Under the new regulations, the FCC will reclassify the Internet as a “common carrier” under Title II of the Telecommunications Act. The reclassification will give the FCC authority to regulate Internet service providers in order to prohibit “fast lanes” for companies who pay more for quicker distribution of their content.
The upshot for authors? As we wrote in a statement supporting the new rules last week:
Authors have a greater stake than ever in ensuring an online environment that doesn’t favor the delivery of certain works at the expense of others. . . . New delivery systems are emerging and will continue to emerge. So we continue to advocate for an ecosystem in which author websites, blogs, independent publishers, and startups yet to be imagined will be able to operate without the risk of being stalled, sidelined, or crowded out by companies with deeper pockets.

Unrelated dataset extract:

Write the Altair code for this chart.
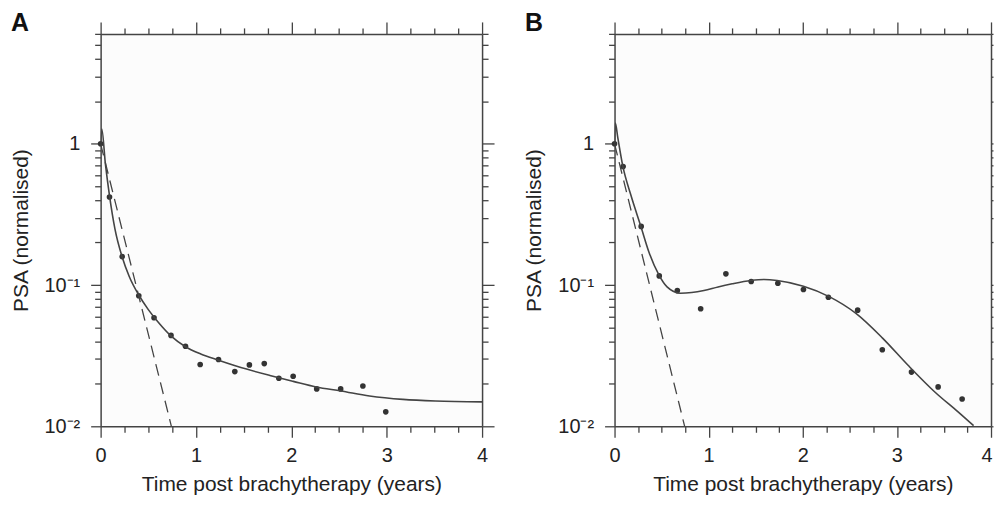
import altair as alt
import pandas as pd

# ---------------- data ----------------
# Panel A: measured PSA (normalised)
a_pts_t = [0, 0.093, 0.226, 0.40, 0.56, 0.738, 0.89, 1.044, 1.236, 1.407, 1.56, 1.716,
           1.869, 2.019, 2.266, 2.517, 2.75, 2.99]
a_pts_v = [1.0, 0.42, 0.159, 0.084, 0.0587, 0.044, 0.0369, 0.0274, 0.0297, 0.0244, 0.0272,
           0.0278, 0.0219, 0.0226, 0.0184, 0.0184, 0.0193, 0.01265]
# Panel A: fitted model (solid)
a_fit_t = [0, 0.012, 0.05, 0.093, 0.15, 0.226, 0.3, 0.4, 0.5, 0.6, 0.74, 0.89, 1.05, 1.236,
           1.53, 1.775, 2.02, 2.26, 2.52, 2.82, 3.17, 3.51, 4.0]
a_fit_v = [1.0, 1.27, 0.72, 0.43, 0.25, 0.158, 0.115, 0.085, 0.067, 0.055, 0.0435, 0.0366,
           0.0325, 0.0294, 0.0254, 0.0229, 0.0208, 0.019, 0.0178, 0.0164, 0.0155, 0.0151, 0.0149]
# Panel A: initial exponential (dashed)
a_dash_t = [0, 0.742]
a_dash_v = [1.0, 0.01]

# Panel B
b_pts_t = [0, 0.091, 0.283, 0.475, 0.667, 0.915, 1.183, 1.452, 1.735, 2.007, 2.272, 2.583,
           2.845, 3.155, 3.438, 3.693]
b_pts_v = [1.0, 0.69, 0.26, 0.116, 0.0915, 0.068, 0.12, 0.106, 0.103, 0.093, 0.082, 0.0664,
           0.0348, 0.0242, 0.019, 0.0156]
b_fit_t = [0, 0.008, 0.035, 0.087, 0.175, 0.28, 0.367, 0.471, 0.558, 0.70, 0.82, 0.95, 1.1,
           1.25, 1.448, 1.588, 1.728, 2.007, 2.286, 2.565, 2.845, 3.124, 3.403, 3.647, 3.815]
b_fit_v = [1.0, 1.40, 1.10, 0.70, 0.43, 0.26, 0.17, 0.118, 0.097, 0.0875, 0.0885, 0.0915, 0.097,
           0.102, 0.1076, 0.1094, 0.1076, 0.098, 0.0825, 0.063, 0.0423, 0.0268, 0.0175, 0.0127,
           0.0101]
b_dash_t = [0, 0.745]
b_dash_v = [1.0, 0.01]

x_tick_values = [0, 0.25, 0.5, 0.75, 1, 1.25, 1.5, 1.75, 2, 2.25, 2.5, 2.75, 3, 3.25, 3.5,
                 3.75, 4]
y_tick_values = [0.01, 0.02, 0.03, 0.04, 0.05, 0.06, 0.07, 0.08, 0.09,
                 0.1, 0.2, 0.3, 0.4, 0.5, 0.6, 0.7, 0.8, 0.9,
                 1, 2, 3, 4, 5, 6]

x_title = "Time post brachytherapy (years)"
y_title = "PSA (normalised)"
panel_letters = ["A", "B"]

# ---------------- styling ----------------
FONT = "Liberation Sans"
AXC = "#444444"
TXT = "#222222"
MARKC = "#333333"

x_major = "datum.value % 1 === 0"
y_major = "datum.value == 1 || datum.value == 0.1 || datum.value == 0.01"
y_label = ("datum.value == 1 ? '1' : datum.value == 0.1 ? '10\u207b\u00b9' : "
           "datum.value == 0.01 ? '10\u207b\u00b2' : ''")

common_axis = dict(domainColor=AXC, domainWidth=1.5, tickColor=AXC, tickWidth=1.3,
                   grid=False, labelFont=FONT, labelFontSize=20, labelColor=TXT,
                   titleFont=FONT, titleFontSize=21, titleFontWeight="normal",
                   titleColor=TXT)


def panel(letter, pt, pv, ft, fv, dt, dv, width, right_tick_major, right_tick_minor,
          last_label_inside):
    xs = alt.Scale(domain=[0, 4], nice=False, zero=False)
    ys = alt.Scale(type="log", domain=[0.01, 6], nice=False)

    extra = {}
    if last_label_inside:
        extra = dict(
            labelAlign={"condition": {"test": "datum.value == 4", "value": "right"},
                        "value": "center"},
            labelOffset={"condition": {"test": "datum.value == 4", "value": 1}, "value": 0},
        )
    ax_bottom = alt.Axis(orient="bottom", values=x_tick_values,
                         labelExpr="datum.value % 1 === 0 ? format(datum.value, 'd') : ''",
                         tickSize={"condition": {"test": x_major, "value": 11}, "value": 6},
                         labelPadding=8, titlePadding=8, title=x_title,
                         labelFlush=False, labelOverlap=False, **extra, **common_axis)
    ax_left = alt.Axis(orient="left", values=y_tick_values, labelExpr=y_label,
                       tickSize={"condition": {"test": y_major, "value": 10}, "value": 6},
                       labelPadding=11, titlePadding=13, title=y_title,
                       labelFlush=False, labelOverlap=False, **common_axis)
    ax_top = alt.Axis(orient="top", values=x_tick_values, labels=False, title=None,
                      tickSize={"condition": {"test": x_major, "value": 12}, "value": 6},
                      **common_axis)
    ax_right = alt.Axis(orient="right", values=y_tick_values, labels=False, title=None,
                        tickSize={"condition": {"test": y_major, "value": right_tick_major},
                                  "value": right_tick_minor},
                        **common_axis)

    dfp = pd.DataFrame({"t": pt, "v": pv})
    dff = pd.DataFrame({"t": ft, "v": fv})
    dfd = pd.DataFrame({"t": dt, "v": dv})
    dfl = pd.DataFrame({"label": [letter]})

    pts = alt.Chart(dfp).mark_circle(size=32, color=MARKC, opacity=1).encode(
        x=alt.X("t:Q", scale=xs, axis=ax_bottom),
        y=alt.Y("v:Q", scale=ys, axis=ax_left),
    )
    fit = alt.Chart(dff).mark_line(color=AXC, strokeWidth=1.6, interpolate="monotone",
                                   clip=True).encode(
        x=alt.X("t:Q", scale=xs, axis=ax_top),
        y=alt.Y("v:Q", scale=ys, axis=ax_right),
    )
    dash = alt.Chart(dfd).mark_line(color=AXC, strokeWidth=1.3, strokeDash=[12, 7],
                                    clip=True).encode(
        x=alt.X("t:Q", scale=xs, axis=None),
        y=alt.Y("v:Q", scale=ys, axis=None),
    )
    tag = alt.Chart(dfl).mark_text(font=FONT, fontSize=25, fontWeight="bold",
                                   color="#111111", align="left",
                                   baseline="top").encode(
        text="label:N", x=alt.value(-90), y=alt.value(-23),
    )
    return alt.layer(pts, fit, dash, tag).resolve_axis(
        x="independent", y="independent").properties(width=width, height=394)


chart = alt.hconcat(
    panel(panel_letters[0], a_pts_t, a_pts_v, a_fit_t, a_fit_v, a_dash_t, a_dash_v,
          383, 12, 6, False),
    panel(panel_letters[1], b_pts_t, b_pts_v, b_fit_t, b_fit_v, b_dash_t, b_dash_v,
          378, 2, 2, True),
    spacing=29,
).properties(
    padding={"left": 2, "top": 2, "right": 0, "bottom": 0},
    background="white",
).configure_view(stroke=None, fill="#fcfcfc")

chart.save("out.html", embed_options={"renderer": "svg", "actions": False})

But the debate’s not over yet. Politically, the issue has taken on a partisan tenor since President Obama asked the FCC in November to pass stronger net neutrality regulations to prevent deep-pocketed communications companies from acting as information “gatekeepers.” House Republicans proposed scaling back the FCC’s regulatory authority to undermine its effectiveness, but recently appeared to concede the debate.
In the absence of legislative opposition, however, major Internet providers may continue their battle in court.